Sagdat Sadykov

Personal information
- Full name: Sagdat Kabirovich Sadykov
- Nationality: Kyrgyzstan Kazakhstan
- Born: 29 July 1973 (age 52) Oskemen, Shyrgys Qazaqstan, Kazakh SSR, Soviet Union
- Height: 1.75 m (5 ft 9 in)
- Weight: 73 kg (161 lb)

Sport
- Sport: Judo
- Event: 73 kg

Medal record
Men's judo
Representing Kazakhstan
Asian Championships
| Silver medal – second place | 2004 Almaty | 73 kg |

= Sagdat Sadykov =

Olympic judoka

Sagdat Kabirovich Sadykov (Сагдат Кабирович Садыков; born July 29, 1973, in Oskemen, Shyrgys Qazaqstan) is a Kazakh judoka, who competed in the men's lightweight category. He picked up five medals in his career, including a silver from the 2004 Asian Judo Championships in Almaty, and competed in two editions of the Olympic Games (2000 and 2004) under two different banners Kyrgyzstan and Kazakhstan, respectively.

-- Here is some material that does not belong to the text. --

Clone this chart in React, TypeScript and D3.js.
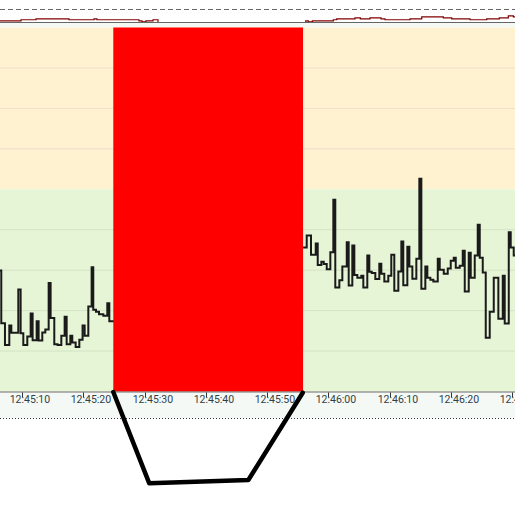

Sadykov made his official debut at the 2000 Summer Olympics in Sydney, where he competed for the Kyrgyz team in the men's lightweight class (73 kg). He lost his opening match to South Korea's Choi Yong-sin, who scored an ippon victory and clutched him on the tatami with a kosoto gake (small outer hook) at one minute and thirty-nine seconds. In the repechage, Sadykov gave himself a chance for an Olympic bronze medal, but succumbed to another ippon, yet a seoi nage (shoulder throw) topple from U.S. judoka and 1996 Olympic bronze medalist Jimmy Pedro during their first playoff of the draft.

At the 2004 Summer Olympics in Athens, Sadykov qualified for his newly joined Kazakh squad in the men's lightweight class (60 kg), by placing second and receiving a berth from the Asian Championships in Almaty. Seeking for his revenge against Pedro in the opening round, Sadykov failed to clutch him with a scarf hold (kesa gatame on the tatami, and suffered an ippon defeat with nearly a minute remaining in the match.